Detroit Hustle – An Urban Rehab Odyssey


Amy Haimerl’s Detroit Hustle – A Memoir of Love, Life & Home is a conflicted book.  Haimerl, a journalist who was covering Detroit for Crain’s Detroit Business during Detroit’s protracted bankruptcy, and her husband end up in Detroit.  They can’t afford Brooklyn and are oddly taken by the challenge of Detroit.  With more guts than common sense, they pay cash for a crumbling house lacking water, power and windows, among other things.

Their aim to support a critically ill city is admirable, but they land in a mass of contradictions.  For lots of reasons, buying and rehabbing houses in Detroit, at least at the time of Haimerl’s book, seems impossible for Detroit’s poor residents.  As outsiders, with access to cash, Haimerl and her husband can afford to buy a formerly gracious house and fix it up right.  They recognize that they are putting more into the house than they are ever likely to recoup, but they fall in love with the process, and are determined to do the job “right,” which in their case means hiring contractors and spending a fortune.  On top of all the economic woes, Detroit has an historical commission, so the financial outlay is just crippling.  Haimerl and her husband end up with a beautifully restored home in a neighborhood that is increasingly gentrified, and thus increasingly unaffordable for the poor.
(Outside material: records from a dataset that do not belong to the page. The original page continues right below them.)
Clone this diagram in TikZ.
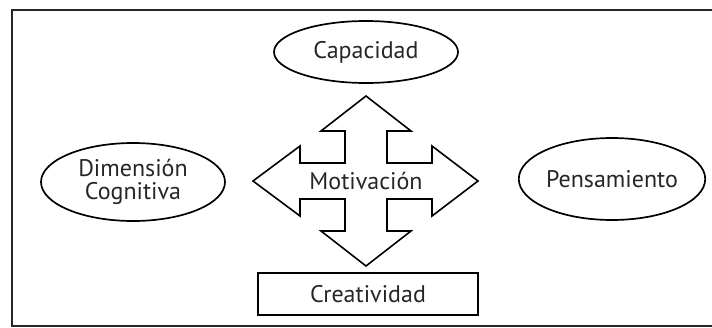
\documentclass[tikz,border=0pt]{standalone}
\usepackage{fontspec}
\setmainfont[Ligatures=CommonOff]{PT Sans}
\usetikzlibrary{shapes.geometric, positioning}
\tikzset{
  x=1pt, y=-1pt,
  every node/.style={font=\fontsize{24}{22.5}\selectfont, text=black!85},
  oval/.style={ellipse, draw, line width=1.7pt, inner sep=0pt, align=center},
  box/.style={rectangle, draw, line width=1.9pt, minimum width=220pt, minimum height=42pt},
  cross/.style={draw, line width=1.6pt, line join=miter},
}

\begin{document}
\begin{tikzpicture}
  \useasboundingbox (0,0) rectangle (712,327);
  \draw[line width=2.4pt, black!85] (12,10) rectangle (730,326);

  \node[oval, minimum width=184pt, minimum height=62pt] (cap) at (366,52) {Capacidad};
  \node[oval, minimum width=184pt, minimum height=78pt] (dim) at (133,182) {Dimensión\\Cognitiva};
  \node[oval, minimum width=182pt, minimum height=82pt] (pen) at (612,179) {Pensamiento};
  \node[box] (cre) at (368,294) {Creatividad};

  \coordinate (mid) at (366,181);
  \draw[cross] (mid) ++(0,-85) -- ++(45,35) -- ++(-24,0) -- ++(0,32) -- ++(45,0)
    -- ++(0,-17) -- ++(46,35) -- ++(-46,35) -- ++(0,-17) -- ++(-45,0) -- ++(0,32)
    -- ++(24,0) -- ++(-45,35) -- ++(-45,-35) -- ++(24,0) -- ++(0,-32) -- ++(-45,0)
    -- ++(0,17) -- ++(-47,-35) -- ++(47,-35) -- ++(0,17) -- ++(45,0) -- ++(0,-32)
    -- ++(-24,0) -- cycle;
  \node (mot) at (mid) {Motivación};
\end{tikzpicture}
\end{document}
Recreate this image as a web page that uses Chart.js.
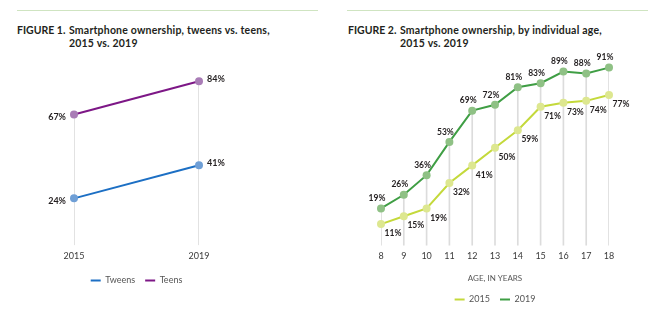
<!DOCTYPE html>
<html>
<head>
<meta charset="utf-8">
<script src="https://cdn.jsdelivr.net/npm/chart.js@4"></script>
<style>
  body { margin: 0; background: #fff; font-family: Lato, sans-serif; }
  #page { position: relative; width: 650px; height: 323px; overflow: hidden; }
  .rule { position: absolute; top: 10px; height: 0; border-top: 1px solid #cfe4c1; }
  .title { position: absolute; top: 24px; display: flex; font-size: 10.5px; font-weight: 700; line-height: 13px; color: #231f20; }
  .title .fig { width: 52px; flex: none; }
  .title .txt { letter-spacing: 0.2px; }
  .panel { position: absolute; top: 40px; }
</style>
</head>
<body>
<div id="page">
  <div class="rule" style="left:17px;width:301px"></div>
  <div class="rule" style="left:347px;width:301px"></div>
  <div class="title" style="left:17px"><span class="fig">FIGURE 1.</span><span class="txt">Smartphone ownership, tweens vs. teens,<br>2015 vs. 2019</span></div>
  <div class="title" style="left:348px"><span class="fig">FIGURE 2.</span><span class="txt">Smartphone ownership, by individual age,<br>2015 vs. 2019</span></div>
  <div class="panel" style="left:0"><canvas id="fig1" width="325" height="283"></canvas></div>
  <div class="panel" style="left:325px"><canvas id="fig2" width="325" height="283"></canvas></div>
</div>
<script>
// Figure 1 data
const years = ["2015", "2019"];
const tweens = [24, 41];
const teens = [67, 84];

// Figure 2 data
const ages = ["8", "9", "10", "11", "12", "13", "14", "15", "16", "17", "18"];
const own2015 = [11, 15, 19, 32, 41, 50, 59, 71, 73, 74, 77];
const own2019 = [19, 26, 36, 53, 69, 72, 81, 83, 89, 88, 91];

// percent labels next to each point
const pointLabels = {
    id: "pointLabels",
    afterDatasetsDraw(chart, args, opts) {
        const ctx = chart.ctx;
        ctx.save();
        ctx.font = "bold " + opts.size + "px Lato";
        ctx.fillStyle = "#231f20";
        ctx.textBaseline = "middle";
        chart.data.datasets.forEach((ds, i) => {
            if (!ds.labelAt) return;
            chart.getDatasetMeta(i).data.forEach((pt, j) => {
                const p = ds.labelAt(j);
                ctx.textAlign = p.align;
                ctx.fillText(ds.data[j] + "%", pt.x + p.dx, pt.y + p.dy);
            });
        });
        ctx.restore();
    }
};

function lineSet(label, data, line, dot, order, labelAt) {
    return {
        type: "line",
        label: label,
        data: data,
        borderColor: line,
        backgroundColor: line,
        borderWidth: 2,
        pointRadius: 4,
        pointBorderWidth: 0,
        pointBackgroundColor: dot,
        pointBorderColor: dot,
        clip: false,
        order: order,
        labelAt: labelAt
    };
}

function dropLines(a, b) {
    return {
        type: "bar",
        label: "grid",
        data: a.map((v, i) => Math.max(v, b[i])),
        backgroundColor: "#dcdcdc",
        barThickness: 1,
        order: 9
    };
}

// legend shows the line colour, not the point colour
function legendItems(chart) {
    const items = Chart.defaults.plugins.legend.labels.generateLabels(chart);
    items.forEach(it => {
        const ds = chart.data.datasets[it.datasetIndex];
        it.strokeStyle = ds.borderColor;
        it.lineWidth = ds.borderWidth;
    });
    return items;
}

function baseOptions(pad, xTitle, labelSize) {
    return {
        responsive: false,
        animation: false,
        layout: { padding: pad },
        scales: {
            x: {
                offset: false,
                grid: { display: false, drawTicks: false, offset: false },
                border: { display: false },
                ticks: { padding: 5, color: "#3a3a3a", font: { family: "Lato", size: 9 } },
                title: xTitle
            },
            y: { display: false, min: 0, max: 100 }
        },
        plugins: {
            tooltip: { enabled: false },
            legend: {
                position: "bottom",
                labels: {
                    usePointStyle: true,
                    pointStyle: "line",
                    pointStyleWidth: 10,
                    boxHeight: 2,
                    padding: 10,
                    color: "#555",
                    font: { family: "Lato", size: 9 },
                    generateLabels: legendItems,
                    filter: (item) => item.text !== "grid"
                }
            },
            pointLabels: { size: labelSize }
        }
    };
}

new Chart(document.getElementById("fig1"), {
    type: "line",
    data: {
        labels: years,
        datasets: [
            lineSet("Tweens", tweens, "#1c6fc4", "#6f9fd6", 1,
                (j) => j === 0 ? { align: "right", dx: -8, dy: 3 } : { align: "left", dx: 8, dy: -2.5 }),
            lineSet("Teens", teens, "#7d1786", "#a97cb6", 2,
                (j) => j === 0 ? { align: "right", dx: -8, dy: 2.5 } : { align: "left", dx: 8, dy: -2 }),
            dropLines(tweens, teens)
        ]
    },
    options: baseOptions({ top: 10, left: 74, right: 126, bottom: 28 }, { display: false }, 9),
    plugins: [pointLabels]
});

new Chart(document.getElementById("fig2"), {
    type: "line",
    data: {
        labels: ages,
        datasets: [
            lineSet("2015", own2015, "#c4d93b", "#dde790", 1,
                () => ({ align: "center", dx: 12, dy: 9.5 })),
            lineSet("2019", own2019, "#3f9e44", "#8fc185", 2,
                () => ({ align: "center", dx: -4, dy: -10 })),
            dropLines(own2015, own2019)
        ]
    },
    options: baseOptions({ top: 10, left: 56, right: 41, bottom: 9 }, {
        display: true,
        text: "AGE, IN YEARS",
        color: "#555",
        font: { family: "Lato", size: 8 },
        padding: { top: 7, bottom: 2 }
    }, 8.5),
    plugins: [pointLabels]
});
</script>
</body>
</html>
The book is well written and keeps your interest, even if you have absolutely no interest in inserting yourself into a local bar scene or living in a construction site for years while confronting major panic about your ability to pay for it.  The challenge, as Haimerl recognizes it, is that she and her husband are part of a movement that will make Detroit more beautiful and probably more economically sound, but it is sort of a yuppie fantasy.  No matter how much they try to patronize local establishments that predate their arrival, Haimerl and her husband are inevitably part of a recovery that will mostly benefit the middle and upper classes, with the poor being left behind.  In the end, this is a bittersweet book that raises lots of questions, but I have to admire the effort Haimerl and her husband make to do the right thing and to be sensitive to some of the less positive effects of their settling in Detroit.